Quantum Electrodynamic Effects in Few-Electron Atomic Systems

Abstract

Publisher Summary The generally good agreement between theory and experiment has provided an important check on the computational techniques of quantum electrodynamics in the presence of strong fields. Equally important confirmations of quantum electrodynamics in the low-energy regime provided by atomic physics have been obtained from studies of the anomalous magnetic moments of the electron and muon and of the properties of positronium and muonium. The study of quantum electrodynamic effects in one-electron systems has now reached a high state of refinement, both theoretically and experimentally. This chapter briefly summarizes the material contained in the older reviews and then discusses the progress that has been made since 1977, in detail. The Lamb shift of light muonic atoms is dominated by the “vacuum-polarization” term, and approximate numerical values using nonrelativistic wave functions are given here.

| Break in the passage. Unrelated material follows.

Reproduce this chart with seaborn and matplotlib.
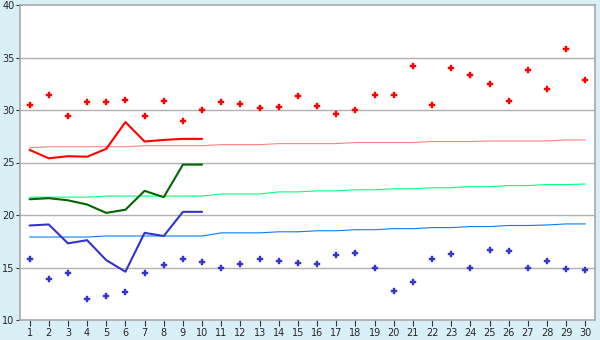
import matplotlib
matplotlib.use("Agg")
import matplotlib.pyplot as plt
import seaborn as sns
import pandas as pd
import numpy as np

days = list(range(1, 31))
tmax_obs = [30.5, 31.4, 29.4, 30.8, 30.8, 31.0, 29.4, 30.9, 29.0, 30.0,
            30.8, 30.6, 30.2, 30.3, 31.3, 30.4, 29.6, 30.0, 31.4, 31.4,
            34.2, 30.5, 34.0, 33.3, 32.5, 30.9, 33.8, 32.0, 35.8, 32.9]
tmin_obs = [15.8, 13.9, 14.5, 12.0, 12.3, 12.7, 14.5, 15.2, 15.8, 15.5,
            14.95, 15.3, 15.8, 15.6, 15.4, 15.3, 16.2, 16.4, 14.95, 12.8,
            13.6, 15.8, 16.3, 15.0, 16.7, 16.6, 14.95, 15.6, 14.85, 14.75]
fc_days = list(range(1, 11))
fc_max = [26.2, 25.4, 25.6, 25.55, 26.3, 28.85, 27.0, 27.15, 27.25, 27.25]
fc_mean = [21.5, 21.6, 21.4, 21.0, 20.2, 20.5, 22.3, 21.7, 24.8, 24.8]
fc_min = [19.0, 19.1, 17.3, 17.6, 15.7, 14.6, 18.3, 18.0, 20.3, 20.3]
norm_max = [26.4, 26.5, 26.5, 26.5, 26.5, 26.5, 26.6, 26.6, 26.6, 26.6,
            26.7, 26.7, 26.7, 26.8, 26.8, 26.8, 26.8, 26.9, 26.9, 26.9,
            26.9, 27.0, 27.0, 27.0, 27.05, 27.05, 27.05, 27.05, 27.15, 27.15]
norm_mean = [21.7, 21.7, 21.7, 21.7, 21.8, 21.8, 21.8, 21.8, 21.8, 21.8,
             22.0, 22.0, 22.0, 22.2, 22.2, 22.3, 22.3, 22.4, 22.4, 22.5,
             22.5, 22.6, 22.6, 22.7, 22.7, 22.8, 22.8, 22.9, 22.9, 22.95]
norm_min = [17.9, 17.9, 17.9, 17.9, 18.0, 18.0, 18.0, 18.0, 18.0, 18.0,
            18.3, 18.3, 18.3, 18.4, 18.4, 18.5, 18.5, 18.6, 18.6, 18.7,
            18.7, 18.8, 18.8, 18.9, 18.9, 19.0, 19.0, 19.05, 19.15, 19.15]
yticks = [10, 15, 20, 25, 30, 35, 40]

obs = pd.DataFrame({"day": days, "tmax": tmax_obs, "tmin": tmin_obs,
                    "nmax": norm_max, "nmean": norm_mean, "nmin": norm_min})
fc = pd.DataFrame({"day": fc_days, "max": fc_max, "mean": fc_mean, "min": fc_min})

sns.set_style("white")
plt.rcParams['font.family'] = ['DejaVu Sans']

bg = "#d9eff6"
grid = "#b0b0b0"
fig = plt.figure(figsize=(6, 3.4), dpi=100, facecolor=bg)
ax = fig.add_axes([20/600, 1-320/340, 575/600, 315/340])
ax.set_facecolor("white")

for y in yticks[1:-1]:
    ax.axhline(y, color=grid, lw=1.0, zorder=0)

sns.lineplot(data=obs, x="day", y="nmax", ax=ax, color="#ff8080", lw=0.8)
sns.lineplot(data=obs, x="day", y="nmean", ax=ax, color="#00ff80", lw=0.8)
sns.lineplot(data=obs, x="day", y="nmin", ax=ax, color="#0080ff", lw=0.8)

sns.lineplot(data=fc, x="day", y="max", ax=ax, color="#ff0000", lw=1.5)
sns.lineplot(data=fc, x="day", y="mean", ax=ax, color="#006600", lw=1.5)
sns.lineplot(data=fc, x="day", y="min", ax=ax, color="#3333cc", lw=1.5)

sns.scatterplot(data=obs, x="day", y="tmax", ax=ax, color="#ff0000",
                marker="P", s=17, linewidth=0.3, edgecolor="#ff0000", zorder=5)
sns.scatterplot(data=obs, x="day", y="tmin", ax=ax, color="#3535c8",
                marker="P", s=17, linewidth=0.3, edgecolor="#3535c8", zorder=5)

ax.set_xlim(0.5, 30.5)
ax.set_ylim(10, 40)
ax.set_xticks(days)
ax.set_xticklabels([str(d) for d in days])
ax.set_yticks(yticks)
ax.set_yticklabels([str(v) for v in yticks])
ax.set_xlabel("")
ax.set_ylabel("")
for s in ax.spines.values():
    s.set_color("#a8a8a8")
    s.set_linewidth(1.2)
ax.tick_params(axis="x", direction="out", length=4, width=0.8, color="#333333",
               labelsize=7, pad=2, bottom=True)
ax.tick_params(axis="y", direction="out", length=3, width=0.8, color="#333333",
               labelsize=7, pad=1, left=True)

fig.savefig("out.png", dpi=100, facecolor=bg)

The chapter provides a discussion on two-electron systems. High-precision calculations for two-electron atoms and ions are complicated by the necessity of simultaneously taking into account relativistic, QED, and electron-correlation effects. There is no unique way of specifying an exact relativistic two-electron Hamiltonian analogous to the Dirac Hamiltonian without at the same time including QED effects to all orders. The analysis of QED effects in atomic systems containing more than two electrons is obscured by the lack of high-precision nonrelativistic eigenvalues and relativistic corrections available for two-electron systems. It therefore becomes more difficult to make a reliable subtraction of these contributions from the observed transition frequencies to reveal the specifically QED effects such as the Lamb shift.